Why Product Alignment Comes After Clarity
Alignment is often treated as the starting point.
Leaders ask for it early. Teams are told to get aligned before moving forward. Meetings are scheduled with alignment as the stated goal.
When alignment doesn’t show up, it’s usually framed as a people problem. Communication must be off. Buy-in must be missing. Someone must not be on board.
In reality, alignment is rarely the thing that’s broken. It’s usually the thing that hasn’t had the chance to form yet.
Alignment Is a Result, Not a Requirement
Teams don’t align themselves into clarity.
Clarity comes first.
When direction is clear, alignment follows naturally. People understand what matters, what doesn’t, and what tradeoffs have been made. Even if they disagree, they know where the organization is headed.
When direction is vague, alignment stalls. No amount of discussion or facilitation can compensate for decisions that haven’t been made.
This is where many teams get stuck. They keep trying to create alignment around something that’s still unresolved.
Why Teams Chase Alignment Too Early
Alignment feels safer than clarity.
Asking for alignment sounds collaborative. It avoids conflict. It suggests that consensus is possible without forcing difficult choices.
Clarity, on the other hand, requires commitment. It means narrowing options. It means disappointing someone. It means standing behind a direction even when not everyone agrees.
Because of that, teams often reverse the sequence. They look for alignment first, hoping clarity will emerge from the conversation.
It rarely does.
The Role of Trust in Alignment
Alignment also depends on trust.
When teams trust leadership, they’re more willing to align behind decisions, even imperfect ones. They believe the direction will be revisited if new information emerges. They believe tradeoffs were made thoughtfully.

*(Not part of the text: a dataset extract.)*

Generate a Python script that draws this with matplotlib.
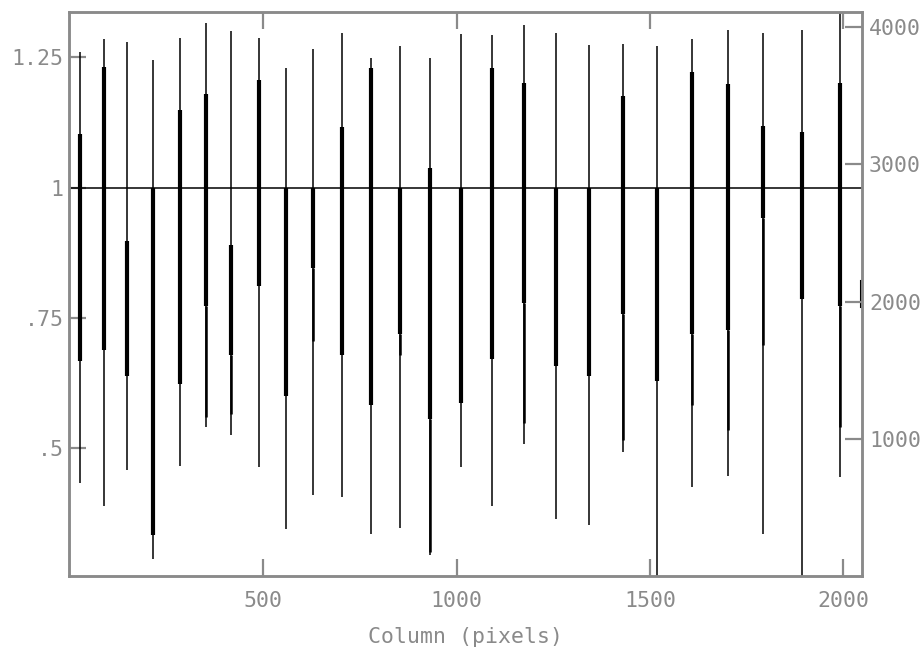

When trust is weak, teams hesitate. They keep questioning decisions. They ask for more discussion. They resist committing fully.

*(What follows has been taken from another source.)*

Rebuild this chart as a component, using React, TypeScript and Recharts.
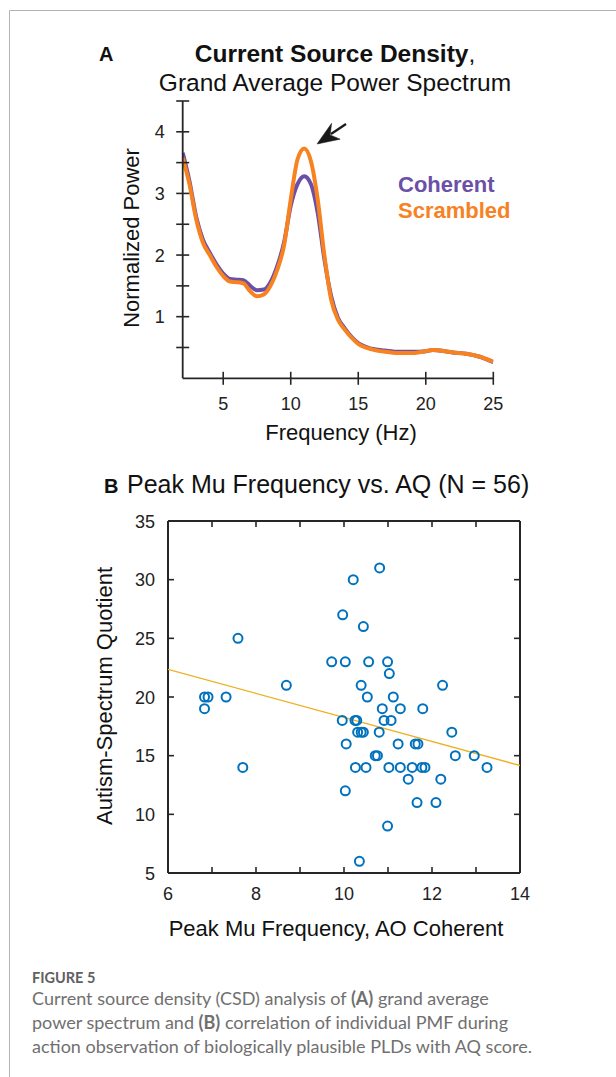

This can look like misalignment, but it’s often a signal that clarity or trust, or both, are missing.
What Happens When Clarity Is Avoided
When clarity is delayed, alignment becomes performative.
People nod in meetings but hedge their work. Priorities sound agreed upon, but execution drifts. Conversations repeat without resolution.
From the outside, it looks like an alignment issue. From the inside, it feels like uncertainty.
The longer this persists, the more energy the organization spends managing confusion instead of moving forward.
Leading in the Right Order
Strong product leaders understand the sequence.
They don’t wait for alignment before making decisions. They make the decision, explain the reasoning, and give teams time to adjust.
They distinguish between disagreement and confusion. They listen for questions that signal a lack of understanding, not a lack of support.
Over time, alignment shows up not because everyone agreed at the start, but because clarity gave people something solid to align around.
A Simple Reframe
If alignment feels elusive, it may be worth asking a different question.
Have we truly been clear about the direction, or are we still hoping alignment will help us find it?
More often than not, alignment isn’t the missing ingredient. It’s the outcome waiting on clarity.